**What you are asked to do:** Would you repeat the listing exactly but omit every picture?

**Material provided:**
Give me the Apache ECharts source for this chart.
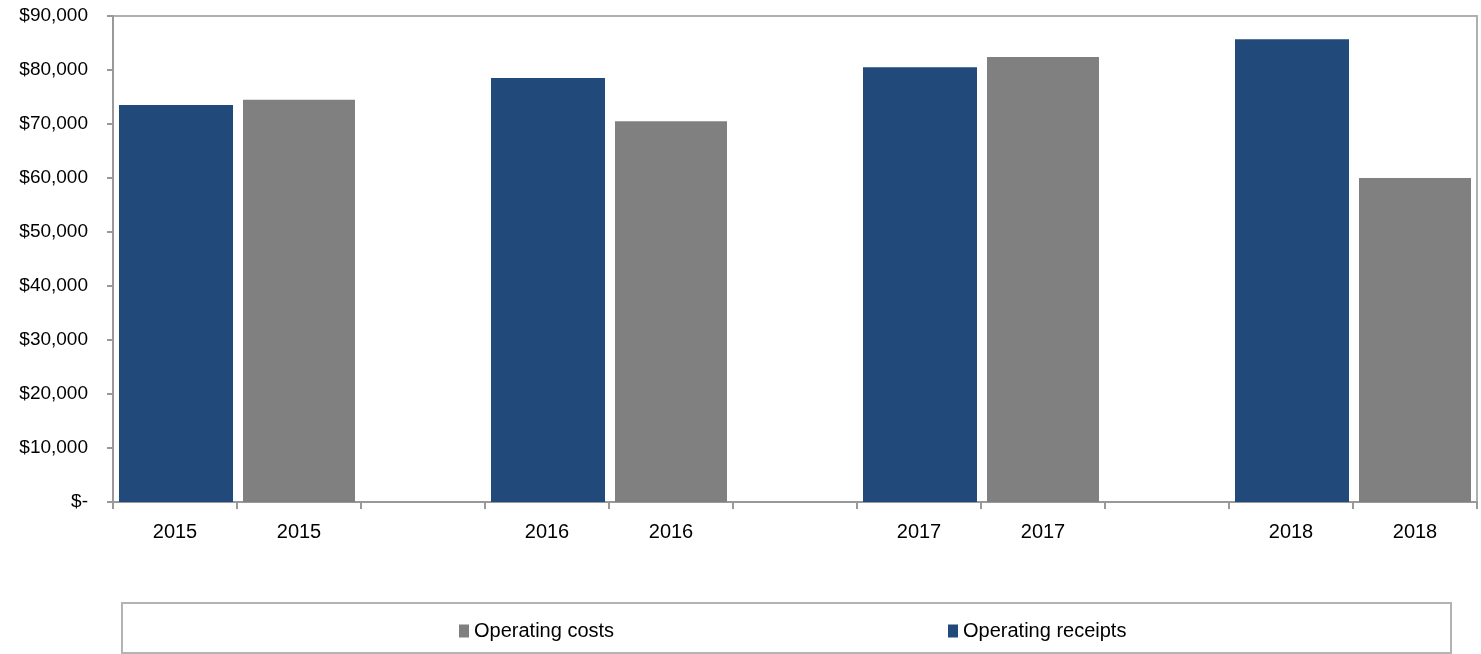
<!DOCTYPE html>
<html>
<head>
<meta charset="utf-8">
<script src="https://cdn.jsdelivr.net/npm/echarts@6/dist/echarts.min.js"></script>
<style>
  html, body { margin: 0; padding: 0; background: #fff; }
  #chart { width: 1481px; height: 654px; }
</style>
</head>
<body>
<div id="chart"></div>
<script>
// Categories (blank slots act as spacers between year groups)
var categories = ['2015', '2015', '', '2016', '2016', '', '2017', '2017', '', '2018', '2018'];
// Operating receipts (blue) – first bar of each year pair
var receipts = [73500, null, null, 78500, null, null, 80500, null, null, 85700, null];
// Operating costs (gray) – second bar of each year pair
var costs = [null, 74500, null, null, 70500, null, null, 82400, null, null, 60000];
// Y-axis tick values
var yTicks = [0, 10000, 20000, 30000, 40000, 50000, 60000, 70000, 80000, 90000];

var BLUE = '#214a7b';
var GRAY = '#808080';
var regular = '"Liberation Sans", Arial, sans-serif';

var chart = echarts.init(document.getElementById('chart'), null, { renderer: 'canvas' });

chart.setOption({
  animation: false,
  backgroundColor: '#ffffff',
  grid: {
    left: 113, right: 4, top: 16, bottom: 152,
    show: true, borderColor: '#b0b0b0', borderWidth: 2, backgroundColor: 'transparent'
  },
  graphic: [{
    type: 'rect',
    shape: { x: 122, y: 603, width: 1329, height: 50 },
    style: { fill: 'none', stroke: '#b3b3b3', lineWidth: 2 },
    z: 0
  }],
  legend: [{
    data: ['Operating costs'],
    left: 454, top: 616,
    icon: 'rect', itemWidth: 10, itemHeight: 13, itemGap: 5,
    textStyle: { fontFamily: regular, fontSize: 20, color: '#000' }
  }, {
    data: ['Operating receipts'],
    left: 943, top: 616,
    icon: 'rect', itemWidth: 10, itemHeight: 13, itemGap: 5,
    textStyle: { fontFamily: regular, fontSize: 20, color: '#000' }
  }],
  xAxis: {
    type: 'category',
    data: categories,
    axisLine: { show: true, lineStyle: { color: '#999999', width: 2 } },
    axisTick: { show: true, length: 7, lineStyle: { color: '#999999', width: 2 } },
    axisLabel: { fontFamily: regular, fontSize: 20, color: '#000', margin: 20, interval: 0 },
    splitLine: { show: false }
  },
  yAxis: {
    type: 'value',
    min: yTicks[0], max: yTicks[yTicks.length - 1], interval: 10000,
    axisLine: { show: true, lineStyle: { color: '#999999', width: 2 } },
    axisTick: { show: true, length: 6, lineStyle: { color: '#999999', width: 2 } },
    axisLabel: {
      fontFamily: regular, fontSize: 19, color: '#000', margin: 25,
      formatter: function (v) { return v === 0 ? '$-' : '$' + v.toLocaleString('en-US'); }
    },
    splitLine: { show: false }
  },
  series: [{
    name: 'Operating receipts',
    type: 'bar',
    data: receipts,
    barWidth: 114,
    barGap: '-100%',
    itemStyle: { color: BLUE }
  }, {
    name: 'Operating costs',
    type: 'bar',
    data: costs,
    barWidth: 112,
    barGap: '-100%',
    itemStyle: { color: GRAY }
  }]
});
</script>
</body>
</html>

**Exercise solution:**
Give me the Apache ECharts source for this chart.
<!DOCTYPE html>
<html>
<head>
<meta charset="utf-8">
<script src="https://cdn.jsdelivr.net/npm/echarts@6/dist/echarts.min.js"></script>
<style>
  html, body { margin: 0; padding: 0; background: #fff; }
  #chart { width: 1481px; height: 654px; }
</style>
</head>
<body>
<div id="chart"></div>
<script>
// Categories (blank slots act as spacers between year groups)
var categories = ['2015', '2015', '', '2016', '2016', '', '2017', '2017', '', '2018', '2018'];
// Operating receipts (blue) – first bar of each year pair
var receipts = [73500, null, null, 78500, null, null, 80500, null, null, 85700, null];
// Operating costs (gray) – second bar of each year pair
var costs = [null, 74500, null, null, 70500, null, null, 82400, null, null, 60000];
// Y-axis tick values
var yTicks = [0, 10000, 20000, 30000, 40000, 50000, 60000, 70000, 80000, 90000];

var BLUE = '#214a7b';
var GRAY = '#808080';
var regular = '"Liberation Sans", Arial, sans-serif';

var chart = echarts.init(document.getElementById('chart'), null, { renderer: 'canvas' });

chart.setOption({
  animation: false,
  backgroundColor: '#ffffff',
  grid: {
    left: 113, right: 4, top: 16, bottom: 152,
    show: true, borderColor: '#b0b0b0', borderWidth: 2, backgroundColor: 'transparent'
  },
  graphic: [{
    type: 'rect',
    shape: { x: 122, y: 603, width: 1329, height: 50 },
    style: { fill: 'none', stroke: '#b3b3b3', lineWidth: 2 },
    z: 0
  }],
  legend: [{
    data: ['Operating costs'],
    left: 454, top: 616,
    icon: 'rect', itemWidth: 10, itemHeight: 13, itemGap: 5,
    textStyle: { fontFamily: regular, fontSize: 20, color: '#000' }
  }, {
    data: ['Operating receipts'],
    left: 943, top: 616,
    icon: 'rect', itemWidth: 10, itemHeight: 13, itemGap: 5,
    textStyle: { fontFamily: regular, fontSize: 20, color: '#000' }
  }],
  xAxis: {
    type: 'category',
    data: categories,
    axisLine: { show: true, lineStyle: { color: '#999999', width: 2 } },
    axisTick: { show: true, length: 7, lineStyle: { color: '#999999', width: 2 } },
    axisLabel: { fontFamily: regular, fontSize: 20, color: '#000', margin: 20, interval: 0 },
    splitLine: { show: false }
  },
  yAxis: {
    type: 'value',
    min: yTicks[0], max: yTicks[yTicks.length - 1], interval: 10000,
    axisLine: { show: true, lineStyle: { color: '#999999', width: 2 } },
    axisTick: { show: true, length: 6, lineStyle: { color: '#999999', width: 2 } },
    axisLabel: {
      fontFamily: regular, fontSize: 19, color: '#000', margin: 25,
      formatter: function (v) { return v === 0 ? '$-' : '$' + v.toLocaleString('en-US'); }
    },
    splitLine: { show: false }
  },
  series: [{
    name: 'Operating receipts',
    type: 'bar',
    data: receipts,
    barWidth: 114,
    barGap: '-100%',
    itemStyle: { color: BLUE }
  }, {
    name: 'Operating costs',
    type: 'bar',
    data: costs,
    barWidth: 112,
    barGap: '-100%',
    itemStyle: { color: GRAY }
  }]
});
</script>
</body>
</html>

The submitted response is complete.